The Italian could also be a major asset for Everton in the transfer window, as his elite managerial status will no doubt attract players of a higher calibre than what the Toffees may be accustomed to. Combining the mind of sporting director Marcel Brands, the riches of Moshiri, and the glamour of Ancelotti could be just the solution to Everton’s recruitment woes in recent years.
Yet the problem Everton face with Ancelotti is that his managerial style is tailor-made for elite football clubs, and there is little evidence that he can be successful at a different type of team.
He is always the calmest in the room, tranquil in the face of seemingly whatever chaos unfolds. And that soothing serenity has worked well for Ancelotti when dealing with difficult owners, elite players with big egos, and teams that are at the cusp of achieving success but need work on the finer details.
But his job at Everton will be characterized by an entirely different set of challenges. Whether Ancelotti, at 60 years of age and after some two decades in management, will be able to perform a task he has never done before is yet to be seen, but it is peculiar that Everton would hire a manager whose best attributes are not necessarily what the club requires.

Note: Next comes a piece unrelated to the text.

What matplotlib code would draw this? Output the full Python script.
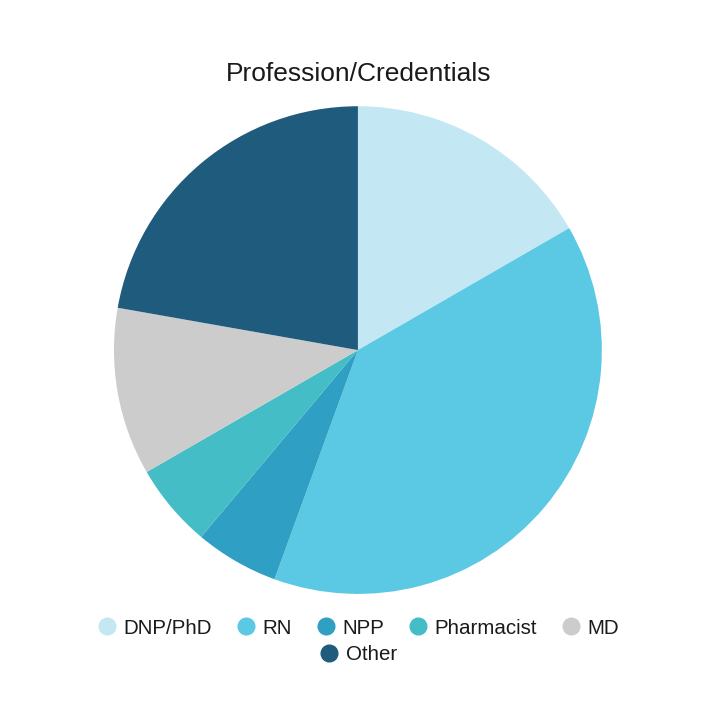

Perhaps that is why Duncan Ferguson, the passionate interim manager the club appointment in the immediate aftermath of Marco Silva’s sacking, has been made Ancelotti’s assistant coach. As Jonathan Wilson has noted, “If Ferguson offers the drive and the discipline, while Ancelotti charms everybody and deals with strategy, it could be the perfect pairing.”
But there are no guarantees. Everton have invested in a coach with interesting tactical ideas that could work for the club’s squad and Ancelotti’s status will elevate the club’s stature in European football. Whether that will be sufficient to transform Everton into a stable club hovering at the upper echelons of Premier League football remains to be seen.